PSU largely meets new admissions requirements


---- — PLATTSBURGH — Meeting the new admissions requirements for State University teacher-preparation programs will require few changes at SUNY Plattsburgh. 

Recommended by Gov. Andrew Cuomo’s New NY Education Reform Commission, the requirements were recently adopted by the SUNY Board of Trustees and are intended to ensure that high-quality teachers are instructing students in New York state. 

“We feel like we’re in really good shape when it comes to this new admissions policy,” said SUNY Plattsburgh Education, Health and Human Services Department Dean Michael Morgan.


That policy, which must be implemented by the 2015-16 academic year, will require students to have a GPA of 3.0 or higher to enter into a SUNY educator preparation program at the undergraduate or graduate level. 

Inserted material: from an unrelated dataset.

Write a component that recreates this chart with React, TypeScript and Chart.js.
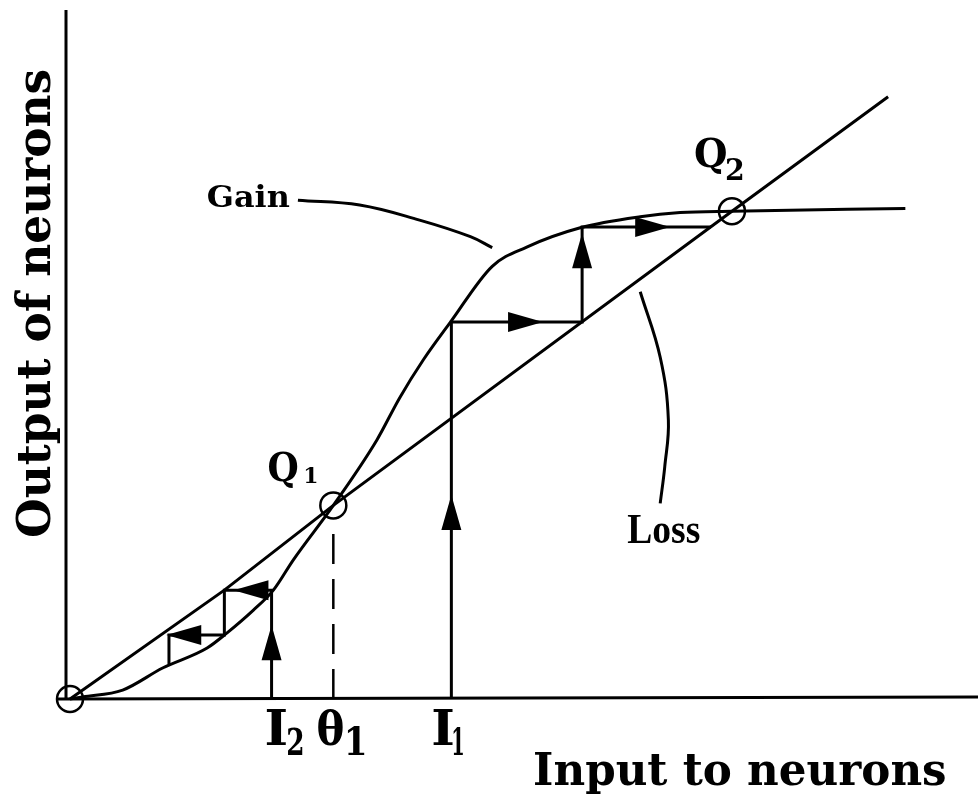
import React, { useEffect, useRef } from "react";
import { Chart, registerables } from "chart.js";
Chart.register(...registerables);

// Gain (sigmoid) curve
const gainX = [0, 1.4, 5.8, 10.2, 15.1, 17.3, 20.2, 22.4, 24.6, 29, 33.8, 36.3, 38.9, 41.9, 46.5, 50.3, 56.2, 62.8, 67.2, 72.9, 92];
const gainY = [0, 0.3, 1.3, 4.5, 7.4, 9.6, 12.9, 15.8, 20.2, 28.1, 37.6, 43.7, 49.2, 54.7, 62.8, 65.6, 68.4, 70.0, 70.6, 70.8, 71.2];
// Loss (straight) line
const lossX = [0, 17, 29, 72.9, 90.1];
const lossY = [0, 15.8, 28.1, 70.8, 87.4];
// Staircase from I1 (upward to Q2)
const upperX = [42, 42, 56.4, 56.4, 70.6];
const upperY = [0, 54.7, 54.7, 68.5, 68.5];
// Staircase from I2 (downward to origin)
const lowerX = [22.2, 22.2, 17.0, 17.0, 10.9, 10.9];
const lowerY = [0, 15.8, 15.8, 9.3, 9.3, 5.0];
// Threshold theta1 (dashed)
const thetaX = [29, 29];
const thetaY = [0, 25.5];
// Leader lines
const gainLeadX = [25.1, 31.9, 38.5, 44.1, 46.5];
const gainLeadY = [72.4, 71.7, 69.5, 67.1, 65.5];
const lossLeadX = [62.8, 65.0, 65.9, 65.5, 65.0];
const lossLeadY = [59.1, 49.6, 40.5, 33.7, 28.4];
// Fixed points (origin, Q1, Q2)
const fixedX = [0, 29, 72.9];
const fixedY = [0, 28.1, 70.8];
// Arrowheads: tip position and direction (deg; 90 = up, 0 = right, 180 = left)
const arrowX = [42, 52.1, 56.4, 66.1, 22.2, 18.0, 10.6];
const arrowY = [29.6, 54.7, 67.6, 68.5, 10.7, 15.8, 9.3];
const arrowDir = [90, 0, 90, 0, 90, 180, 180];
// Axis labels
const xTitle = "Input to neurons";
const yTitle = "Output of neurons";

const pts = (xs: number[], ys: number[]) => xs.map((x, i) => ({ x, y: ys[i] }));

const SLAB = "'DejaVu Serif', 'Liberation Serif', serif";
const SERIF = "'Liberation Serif', 'DejaVu Serif', serif";

// draw text so that its ink starts at `left`, spans `width`, and its capitals are `capH` tall
function drawFit(
  ctx: CanvasRenderingContext2D,
  text: string,
  left: number,
  baseline: number,
  width: number,
  capH: number,
  family: string,
  rot = 0
) {
  ctx.save();
  ctx.font = `bold 100px ${family}`;
  const cap = ctx.measureText("H").actualBoundingBoxAscent || 72;
  const size = (capH / cap) * 100;
  ctx.font = `bold ${size}px ${family}`;
  ctx.textAlign = "left";
  ctx.textBaseline = "alphabetic";
  const m = ctx.measureText(text);
  const L = m.actualBoundingBoxLeft || 0;
  const R = m.actualBoundingBoxRight || m.width;
  const sx = width / (L + R);
  ctx.translate(left, baseline);
  if (rot) ctx.rotate(rot);
  ctx.scale(sx, 1);
  ctx.fillStyle = "#000";
  ctx.fillText(text, L, 0);
  ctx.restore();
}

const decorPlugin = {
  id: "decor",
  beforeDatasetsDraw(chart: any) {
    const { ctx, chartArea } = chart;
    ctx.save();
    ctx.strokeStyle = "#000";
    ctx.lineWidth = 3;
    ctx.beginPath();
    ctx.moveTo(chartArea.left - 4, chartArea.top);
    ctx.lineTo(chartArea.left - 4, chartArea.bottom);
    ctx.moveTo(chartArea.left - 12, chartArea.bottom);
    ctx.lineTo(chartArea.right, chartArea.bottom - 2);
    ctx.stroke();
    ctx.restore();
  },
  afterDatasetsDraw(chart: any) {
    const { ctx, chartArea } = chart;
    const xs = chart.scales.x;
    const ys = chart.scales.y;
    const px = (v: number) => xs.getPixelForValue(v);
    const py = (v: number) => ys.getPixelForValue(v);

    // arrowheads
    ctx.save();
    ctx.fillStyle = "#000";
    for (let i = 0; i < arrowX.length; i++) {
      const tx = px(arrowX[i]);
      const ty = py(arrowY[i]);
      const a = (arrowDir[i] * Math.PI) / 180;
      const dx = Math.cos(a);
      const dy = -Math.sin(a);
      const len = 35;
      const hw = 10;
      const bx = tx - dx * len;
      const by = ty - dy * len;
      ctx.beginPath();
      ctx.moveTo(tx, ty);
      ctx.lineTo(bx - dy * hw, by + dx * hw);
      ctx.lineTo(bx + dy * hw, by - dx * hw);
      ctx.closePath();
      ctx.fill();
    }
    ctx.restore();

    // Q labels
    const q1x = px(fixedX[1]);
    const q1y = py(fixedY[1]);
    drawFit(ctx, "Q", q1x - 65, q1y - 24, 29, 28, SLAB);
    drawFit(ctx, "1", q1x - 28, q1y - 22, 12, 16, SLAB);
    const q2x = px(fixedX[2]);
    const q2y = py(fixedY[2]);
    drawFit(ctx, "Q", q2x - 37, q2y - 44, 31, 29, SLAB);
    drawFit(ctx, "2", q2x - 5, q2y - 31, 16, 22, SLAB);

    // input tick labels I2, theta1, I1
    const base = chartArea.bottom + 46;
    const i2 = px(lowerX[0]);
    drawFit(ctx, "I", i2 - 5, base, 20, 35, SLAB);
    drawFit(ctx, "2", i2 + 16, base + 10, 15, 27, SLAB);
    const th = px(thetaX[0]);
    drawFit(ctx, "θ", th - 16, base, 26, 34, SLAB);
    drawFit(ctx, "1", th + 14, base + 10, 17, 28, SLAB);
    const i1 = px(upperX[0]);
    drawFit(ctx, "I", i1 - 18, base, 20, 35, SLAB);
    drawFit(ctx, "1", i1 + 2, base + 10, 10, 27, SLAB);

    // Gain / Loss annotations
    drawFit(ctx, "Gain", px(gainLeadX[0]) - 90, py(gainLeadY[0]) + 7, 82, 22, SLAB);
    drawFit(ctx, "Loss", px(lossLeadX[4]) - 33, py(lossLeadY[4]) + 40, 73, 27, SERIF);

    // axis titles
    drawFit(ctx, xTitle, chartArea.left + 465, chartArea.bottom + 86, 410, 32, SLAB);
    drawFit(ctx, yTitle, chartArea.left - 20, chartArea.bottom - 162, 467, 34, SLAB, -Math.PI / 2);
  },
};

export default function App() {
  const ref = useRef<HTMLCanvasElement | null>(null);
  useEffect(() => {
    if (!ref.current) return;
    const line = (data: any, extra: any = {}) => ({
      data,
      showLine: true,
      borderColor: "#000",
      backgroundColor: "#000",
      borderWidth: 3,
      pointRadius: 0,
      pointHoverRadius: 0,
      fill: false,
      clip: false,
      tension: 0,
      ...extra,
    });
    const chart = new Chart(ref.current, {
      type: "scatter",
      data: {
        datasets: [
          line(pts(gainX, gainY), { cubicInterpolationMode: "monotone" }),
          line(pts(lossX, lossY)),
          line(pts(upperX, upperY)),
          line(pts(lowerX, lowerY)),
          line(pts(thetaX, thetaY), { borderDash: [30, 15], borderWidth: 2.5 }),
          line(pts(gainLeadX, gainLeadY), { tension: 0.4 }),
          line(pts(lossLeadX, lossLeadY), { tension: 0.4 }),
          {
            data: pts(fixedX, fixedY),
            showLine: false,
            pointRadius: 13,
            pointHoverRadius: 13,
            pointBorderWidth: 2.5,
            pointBorderColor: "#000",
            pointBackgroundColor: "rgba(0,0,0,0)",
            clip: false,
          } as any,
        ],
      },
      options: {
        animation: false,
        responsive: false,
        devicePixelRatio: 1,
        layout: { autoPadding: false, padding: { left: 70, right: 0, top: 10, bottom: 95 } },
        plugins: { legend: { display: false }, tooltip: { enabled: false } },
        events: [],
        scales: {
          x: { type: "linear", min: 0, max: 100, display: false },
          y: { type: "linear", min: 0, max: 100, display: false },
        },
      },
      plugins: [decorPlugin],
    });
    return () => chart.destroy();
  }, []);
  return (
    <div style={{ position: "fixed", left: 0, top: 0, width: 978, height: 794, background: "#fff" }}>
      <canvas ref={ref} width={978} height={794} style={{ width: 978, height: 794 }} />
    </div>
  );
}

Though SUNY Plattsburgh’s program doesn’t currently have a specific GPA requirement, Morgan said, every single freshman who joined the program this fall met that standard. 

“Part of that … has to do with our institution being a somewhat more selective institution now,” he said. “We only accepted 45 percent of the students who applied to this institution this year.”

For students transferring into the program, the college currently requires a GPA of 2.75; however, that will change in accordance with the new policy.

Still, of the 42 transfer students who applied to the program this year, all but six met the new requirements, according to Associate Dean of Education, Health and Human Services Denise Simard.


The policy also states the clinical-practice component of educator-preparation programs, such as field experiences and simulations, must comprise 35 percent of total professional course credits. 

“We’ve been doing that for years now, so we won’t have to retool to do that,” Morgan said. “We’re already there.”

Within their first year at SUNY Plattsburgh, he noted, undergraduate education students are given a field placement and begin working directly with children in a school setting. 

At the graduate level, however, some adjustments may be needed to ensure the clinical-practice component is at 35 percent, Morgan said, simply because that program spans a shorter amount of time and involves a more compressed schedule. 


According to the new standards, SUNY schools must also require undergraduate applicants of teacher-education programs to submit SAT/ACT scores and graduate applicants to submit Graduate Record Examination scores. 

Cutoff scores for the exams, however, have not yet been specified. 

SUNY Plattsburgh does not currently require teacher applicants to submit scores from the Graduate Record Examination, a standardized test that assesses analytical and math skills, which students must pay to take. 

Morgan said it is unclear how the prerequisite will affect the program’s graduate applicants, which, he noted, are down, likely due, in part, to recent changes in the public-education landscape.

Among those alterations are implementation of the state-mandated Annual Professional Performance Reviews of teachers and administrators and the Common Core Learning Standards. 

“It doesn’t seem as attractive a field to go into, for multiple reasons,” he said. 


But while SUNY Plattsburgh does already meet many of the new admission requirements, both Morgan and Simard believe there is more to being a good teacher than having a high GPA and test scores.

“Being smart is not enough,” Morgan said.

For example, he noted, it’s important that educators have dispositions conducive to working with children, parents and the community.

SUNY Plattsburgh pays close attention to that, but it isn’t addressed in the new policy.

“One of the things that really concerns us is sometimes the smartest are not also the ones that are the most compassionate or understand some of the issues of struggle because, oftentimes, learning has come easily for them,” Simard said.

And it’s certainly possible, she continued, that someone who does have the personality traits of a quality teacher could belong to a marginalized group that traditionally doesn’t score well on tests.


Childhood educators comprise a large population of white middle-class women, Simard noted, and the new standards seem to encourage more of that demographic to enter the profession rather than promoting diversity.

“We’re worried about the other folks ... kids need the other folks, too,” she said.